NUM SÁBADO DE OUTONO >> Sergio Geia
Ela tinha um trabalho.
Com a retribuição desse trabalho pagava as contas, jantava fora, de vez em quando viajava, tomava uma taça de vinho em casa assistindo a La la land, ou Nasce uma estrela, ou Woody Allen, que ela adorava, renovava o guarda-roupa, pedia pizza, ou chinês, ou árabe, ou japonês, ou mexicano.
Ela tinha boa saúde.
Dormia bem, tinha apetite, não sentia dor. Esses componentes presentes em sua vida atestavam para ela que por dentro tudo ia bem. Além do mais, não tinha nenhum problema, desses graves, diagnosticado, não tinha AIDS, nem câncer, nem cardiopatias. Ia ao médico regularmente (embora os médicos tivessem abandonado o seu plano), fazia exames, musculação, corria, comia salada, frutas, deu até pra meditar.
Ela tinha amigos.
De vez em quando nos reuníamos pra beber, comer, jogar conversa fora, tínhamos um grupo no whatsapp pra bate-papo, trocar figurinhas, sempre nos comunicávamos sobre velório do pai de um, da mãe, da amiga de outros tempos, consolávamos, confraternizávamos, às vezes rolava um churrasco, feijoada, pizza.
Ela tinha um amor, embora não acreditasse no amor.
Explico.
Ela parecia não acreditar num tipo de amor. Às vezes falava: tudo depende de como se entende o amor; eu perguntava: e amor se entende? O “amor romântico” é um pedaço do amor: tem prazo. Amor romanesco, Sebastian e Mia, não, esse não é o verdadeiro amor. É ciclo, dizia.

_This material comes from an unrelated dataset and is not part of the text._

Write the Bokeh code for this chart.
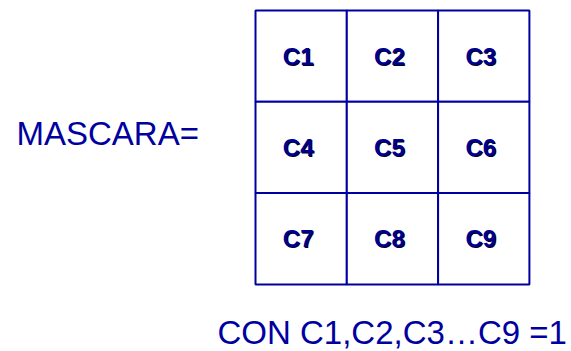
from bokeh.plotting import figure
from bokeh.models import ColumnDataSource, Range1d
from bokeh.core.properties import value
from bokeh.embed import file_html
from bokeh.resources import INLINE

# ---- data ----
cell_labels = ["C1", "C2", "C3", "C4", "C5", "C6", "C7", "C8", "C9"]
grid_n = 3
left_text = "MASCARA="
caption_text = "CON C1,C2,C3\u2026C9 =1"

# ---- layout ----
W, H = 571, 351
scale = 91.3                     # px per cell
gx0 = -255 / scale               # x_range start (grid left at 0)
gy1 = grid_n + 10 / scale        # y_range end (grid top at grid_n)

p = figure(width=W, height=H, output_backend="svg", toolbar_location=None,
           x_range=Range1d(gx0, gx0 + W / scale),
           y_range=Range1d(gy1 - H / scale, gy1),
           min_border=0, outline_line_color=None)
p.xaxis.visible = False
p.yaxis.visible = False
p.grid.visible = False
p.background_fill_color = "white"
p.border_fill_color = "white"

blue = "#0000A0"

# grid cells
cx, cy, labs = [], [], []
for i, lab in enumerate(cell_labels):
    r, c = divmod(i, grid_n)
    cx.append(c + 0.5)
    cy.append(grid_n - r - 0.5)
    labs.append(lab)
src = ColumnDataSource(dict(x=cx, y=cy, text=labs))

p.rect(x="x", y="y", width=1, height=1, source=src,
       fill_color="white", line_color=blue, line_width=2)

# label shadow + label
p.text(x="x", y="y", text="text", source=src, x_offset=-2, y_offset=1,
       text_font=value("Liberation Sans"), text_font_style="bold",
       text_font_size="24px", text_color="#000022",
       text_align="center", text_baseline="middle")
p.text(x="x", y="y", text="text", source=src, x_offset=-3,
       text_font=value("Liberation Sans"), text_font_style="bold",
       text_font_size="24px", text_color="#000090",
       text_align="center", text_baseline="middle")

# left text
p.text(x=[(16 - 255) / scale], y=[gy1 - 133 / scale], text=[left_text],
       text_font=value("Liberation Sans"), text_font_size="33px",
       text_color=blue, text_align="left", text_baseline="middle")

# caption
p.text(x=[(217 - 255) / scale], y=[gy1 - 332 / scale], text=[caption_text],
       text_font=value("Liberation Sans"), text_font_size="33px",
       text_color=blue, text_align="left", text_baseline="middle")

open("out.html", "w").write(file_html(p, INLINE))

Mas também ela não entendia, não tinha elementos para entender o que fosse o “verdadeiro amor”. Mas sentia, achava que sentia. Talvez o “amor verdadeiro” fosse chegar em casa, dar um beijo, perguntar oi, como foi o seu dia?, colocar os pratos na mesa, conversar, cotidiano sem glamour. Sentir o seu respirar ligado ao respirar do outro, o seu bater de coração ligado ao bater de coração do outro, o seu sorriso ligado ao sorriso do outro, a dor, a sua dor, a mesma do outro.
Então, olhando o vazio pela janela, ela fez uma recapitulação: tinha trabalho, saúde, amigos, e amor, tudo que o manual dizia que precisava para se ter uma vida feliz. Mas por quê?
Disse que foi num domingo. Ligou a televisão, abriu uma garrafa de vinho, abraçou o seu amor. Procurou “Meia-noite em Paris” para assistirem juntos. O filme conta passagens da vida de um jovem roteirista (Gil) em busca da fama. De férias com sua noiva (Inez), Gil sai sozinho a fim de explorar a cidade, quando acaba topando com grandes nomes das artes como Scott Fitzgerald, Ernest Hemingway e Pablo Picasso, que o levam para uma viagem maravilhosa ao passado. Direção de Woody Allen, com Owen Wilson no papel de Gil e Rachel McAdams no papel de Inez.
Assistiu ao filme, emocionou-se, até comeu pizza depois. Mas não entendia o que aconteceu naquele dia — a fumaça fazendo uma espiral e descendo lentamente.
O sorriso de repente não era mais o mesmo. A felicidade não era mais a mesma. Foi dormir abraçada ao seu amor, partilhando de um sentimento rico e profundo, mas ainda assim, com todas essas lindezas proporcionadas por uma vida bonita, alguma coisa ausente a incomodava; incomodou.
Então, num gesto tresloucado, subiu pela janela e sem pensar muito, mergulhou no desenho circular esculpido pela fumaça que saía de seu cigarro.
E foi assim, num sábado lilás de outono — dizem que o outono é a mais melancólica das estações —, que ela se despediu da vida.